"Conversion of Russia" Update:
Expelled Bishop Hopes to Return to
Russia
by Christopher A. Ferrara
On June 19, 2002
CWNews.com reported that Bishop Jerzy Mazur of Irkutsk, who was barred from his
Siberian diocese by the Russian government two months ago, believes he will be
allowed to return.
Bishop Mazur bases
his confidence on a visit "to meet with Pope John Paul II and officials of the
Vatican Secretariat of State." After the visit, according to CWN, Mazur told
the Roman news agency I Media that "he is confident he will eventually
be allowed to return to his diocese in eastern Siberia. And he said that he has
remained in contact with the faithful of that diocese, primarily by telephone
and the internet."
Yet the same
article notes that "Despite vigorous and repeated protests by Vatican
officials, the Russian government has never explained the decision." That is,
the Practicing Christian (a/k/a Vladimir Putin) has nothing to say on the
matter - two months after the expulsion and repeated Vatican inquiries about
the reason for it.
On what, then, does
Bishop Mazur base his confidence that he will be allowed to return to Siberia,
which is where the overwhelming majority of Russian Catholics still reside?

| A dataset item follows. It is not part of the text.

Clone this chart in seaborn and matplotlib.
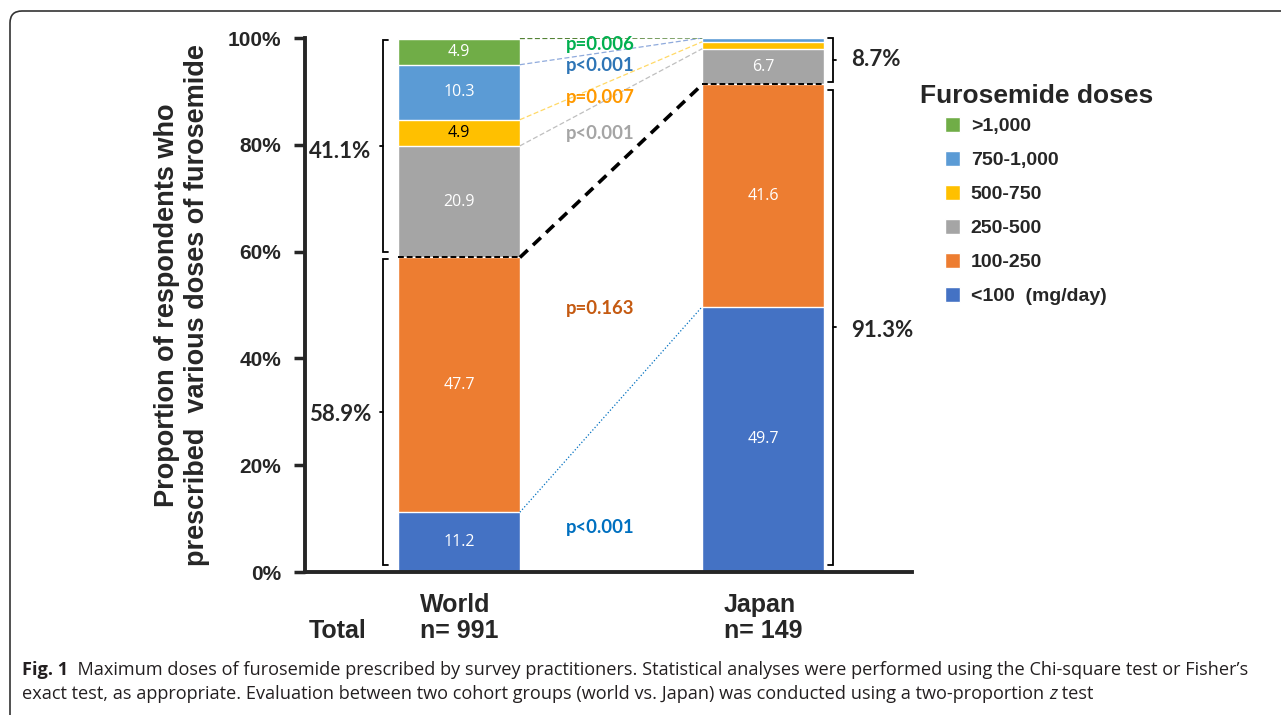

Surely he does not base it on the prospect of Russias conversion to
Catholicism. Yes, Our Lady of Fatima promised that this will eventually occur -
"In the end", once the Consecration is accomplished - but in the meantime
Vatican representatives, along with Archbishop Tadeusz Kondrusiewicz in Moscow,
have other ideas. In fact, in the 1993 Balamand Declaration, the Vaticans
negotiator, Cardinal Cassidy, expressly declared that "Pastoral activity in the
Catholic Church, Latin as well as Eastern, no longer aims at having the
faithful of one Church pass over to the other; that is to say, it no longer
aims at proselytizing among the Orthodox. It aims at answering the
spiritual needs of its own faithful and it has no desire for expansion at the
expense of the Orthodox Church."
Apparently, then,
Bishop Mazur thinks he will be welcome again in a non-Catholic, unconverted
Russia, not when it converts, but whenever the Practicing Christian (or his
"ex-communist" successor) has a change of heart.
Meanwhile, CWN
notes that "the bishop said that his vicar general has kept him informed about
developments in the Irkutsk [Siberian] diocese, and supervised the 46 priests
and 48 religious working there. [Thats 46 priests for the whole of
Siberia! And nearly all of them are non-Russians.] Bishop Mazur said that he
feels very close to them, despite the geographical distance."
The Vatican
disavows any intention to convert Russia, while the bishop of Russias
largest Catholic diocese is forced to conduct his affairs from outside the
country by fax and internet. Behold the fruit of the 1984 consecration of the
world, which Vatican officials decided to substitute for what Our Lady of
Fatima requested.
And welcome to day
6,672 of the "conversion" of Russia.